Time for learning in Estonia’s commercial real estate market

  • 2011-08-17
  • By Karoliina Raudsepp

REAL ESTATE ON THE RISE: As Tallinn’s market develops with the adoption of the euro, first growth rates hit the real estate market.

TARTU - The Estonian commercial real estate market was affected by the global economic crisis like every other part of the economy. However, with the economy achieving very fast growth rates, banks regaining trust in real estate developers and increased trust in Estonia internationally, the real estate market is bouncing back as well – hopefully stronger and less speculative than before the banking crisis.

According to Siret Antsmae from Rime Real Estate, the Estonian commercial real estate market has hit its bottom and is expecting growth in the near future. “The reason lies within the demand for quality commercial real estate, slowly over-taking supply, as during the economic downturn new buildings were really not being built.”
Although commercial and office buildings usually are rented by the occupants, there is also increased interest in buying storage or production facilities. She also confirms that after the adoption of the euro, interest from foreign investors has also grown, especially for properties with a stable cash flow.

However, the size of Estonia is also affecting available properties. Tarvo Tamme, member of the board of Brem Real Estate (with over 250,000 m2 of commercial properties), confirms that competition in the “A+” office sector, commercial and storage properties are affected by a lack of available properties on the market.
Jelena Botskova from Newsec, a property investment firm, agreed that the key term defining commercial properties today is “deficit.”

“Starting from June this year, it has been difficult to find office real estate of over 200 m2, not only in high-quality buildings in Tallinn ‘City,’ but also in good class-B office buildings.” This is exacerbated by the fact that the fastest developing areas in the Estonian economy, like IT and communications, demand good office space. New shopping centers boast a 100 percent capacity. As no new big projects are on the horizon, this demand is pushing rent prices up. Hopefully this will lead to new properties being built.
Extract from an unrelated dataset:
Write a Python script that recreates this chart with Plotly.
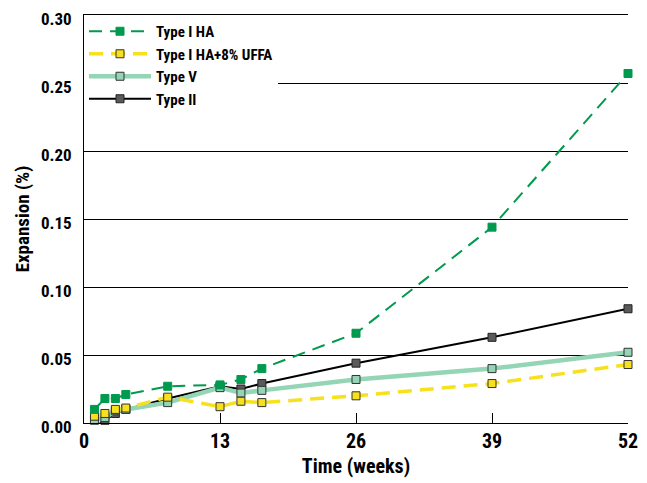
import plotly.graph_objects as go

weeks = [1, 2, 3, 4, 8, 13, 15, 17, 26, 39, 52]
type1_ha = [0.010, 0.018, 0.018, 0.021, 0.027, 0.028, 0.032, 0.040, 0.066, 0.144, 0.257]
type1_uffa = [0.005, 0.007, 0.010, 0.011, 0.019, 0.012, 0.016, 0.015, 0.020, 0.029, 0.043]
type5 = [0.002, 0.004, 0.009, 0.010, 0.015, 0.026, 0.022, 0.024, 0.032, 0.040, 0.052]
type2 = [-0.003, 0.002, 0.007, 0.010, 0.018, 0.027, 0.025, 0.029, 0.044, 0.063, 0.084]
x_ticks = [0, 13, 26, 39, 52]
y_ticks = [0.00, 0.05, 0.10, 0.15, 0.20, 0.25, 0.30]

FONT = "Liberation Sans Narrow, Roboto Condensed, Arial Narrow, sans-serif"

fig = go.Figure()
fig.add_trace(go.Scatter(
    x=weeks, y=type2, name="Type II", mode="lines+markers", legendrank=4,
    line=dict(color="#000000", width=2),
    marker=dict(symbol="square", size=8, color="#5a5a5a", line=dict(color="#222222", width=1)),
    cliponaxis=False))
fig.add_trace(go.Scatter(
    x=weeks, y=type5, name="Type V", mode="lines+markers", legendrank=3,
    line=dict(color="#93d5b4", width=4.5),
    marker=dict(symbol="square", size=8, color="#93d5b4", line=dict(color="#333333", width=1)),
    cliponaxis=False))
fig.add_trace(go.Scatter(
    x=weeks, y=type1_uffa, name="Type I HA+8% UFFA", mode="lines+markers", legendrank=2,
    line=dict(color="#f7e11e", width=3.5, dash="14px,8px"),
    marker=dict(symbol="square", size=8, color="#f7e11e", line=dict(color="#333333", width=1)),
    cliponaxis=False))
fig.add_trace(go.Scatter(
    x=weeks, y=type1_ha, name="Type I HA", mode="lines+markers", legendrank=1,
    line=dict(color="#009a4e", width=2, dash="13px,8px"),
    marker=dict(symbol="square", size=8, color="#009a4e", line=dict(color="#009a4e", width=1)),
    cliponaxis=False))

# The page body has an 8px default margin, so the figure is sized to fit the window.
fig.update_layout(
    width=639, height=475,
    margin=dict(l=76, r=19, t=7, b=60),
    paper_bgcolor="white", plot_bgcolor="white",
    font=dict(family=FONT, size=18, color="#000000", weight="bold"),
    showlegend=True,
    legend=dict(x=0.0, y=1.0, xanchor="left", yanchor="top",
                bgcolor="white", borderwidth=0,
                font=dict(family=FONT, size=15, color="#000000", weight="bold"),
                tracegroupgap=0, itemwidth=62),
    xaxis=dict(range=[0, 52], tickvals=x_ticks, ticktext=[str(v) for v in x_ticks],
               showgrid=False, zeroline=False, showline=True, linecolor="black",
               linewidth=1, mirror=True, ticks="inside", ticklen=10, tickcolor="black",
               automargin=False, ticklabeloverflow="allow",
               title=dict(text="Time (weeks)", font=dict(family=FONT, size=20, weight="bold"), standoff=6),
               tickfont=dict(family=FONT, size=20, weight="bold")),
    yaxis=dict(range=[0, 0.30], tickvals=y_ticks, tickformat=".2f",
               showgrid=True, gridcolor="black", gridwidth=1, zeroline=False,
               showline=True, linecolor="black", linewidth=1, automargin=False,
               ticks="", ticklabeloverflow="allow", ticklabelstandoff=8, ticklabelshift=4,
               title=dict(text="Expansion (%)", font=dict(family=FONT, size=19, weight="bold"), standoff=6),
               tickfont=dict(family=FONT, size=17, weight="bold")),
)

fig.write_html("out.html")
The euro is one of the biggest game-changers. Ardi Roosmaa, director of the board at Uus Maa Property Advisors and Jaanus Laugus, member of the board at Uus Maa Real Estate, also highlighted how the market has been getting stronger since the end of 2010 thanks to the adoption of the euro. Interest from foreign investors grew significantly, with many companies re-locating their production units from Scandinavia to Estonia. This in turn boosted the Estonian commercial real estate market. Most direct investments come from Finland and Sweden. There are also many from the UK and Ireland, with a growing interest from Russia - although proportionately their interest is smaller. “Estonia offers all the business conditions at a comparable level to Scandinavia (all the way to economic security) at significantly lower prices. Since the adoption of the euro, trust in our market has grown considerably,” Roosmaa said.

Peep Sooman, member of the board of Pindi Real Estate/ERI and the director of the board of the Estonian Association of Real Estate Companies, says their business has come out of the crisis stronger than before. They now hold a huge portfolio of different properties, with around 650 commercial purpose properties in addition to other services. He explains that the euro has also had a negative side-effect – the overall rise of prices has reduced the buying power of people.

The commercial real estate market is also affected by negative international news about Estonia. According to Sooman, there are around 10 real estate companies that are strongest in Estonia, with 4-5 large companies with bigger portfolios. Sooman said most real estate companies had to make cuts during the recession and did not have the opportunity for strategic planning. His company came out bigger and stronger. “Fingers crossed, it seems that tough times are behind us,” he says.

According to Antsmae, business conditions in Estonia are good as both local and central governments support new companies that invest in Estonia. The one bottleneck, however, is the lack of qualified workers in some sectors due to the smallness of the country. She expects growth in the market in the coming years, but not to the level of the boom years. Botskova agrees, saying that the commercial real estate market is dependent on what is happening with the global economy.
Tamme, when asked about the coming trends in the market, says that companies that own real estate increasingly do not want to deal with managing it, distracting them from their main commercial interests. Therefore, Brem and others have started offering services to such businesses. “At the same time, commercial properties are concentrating in the hands of professional real estate companies. The time is behind us when every company [that had free capital] could buy real estate with the view of renting it or speculating with it.”

According to Roosmaa and Laugus, although the Estonian market is strengthened by good business conditions and high-tech communications, it is limited by its size. There is not enough space for large international institutional investors, but the market is developing. “There is still much work with professional development, as there is a limited number of international businesses, and the market developments are rather random. But even in this area, the economic crisis was a good learning opportunity for many.” Uus Maa, like many other companies, went through a “reality check” during the crisis whereby necessary changes had to be made, and there came a stronger focus to doing more knowledge-based business.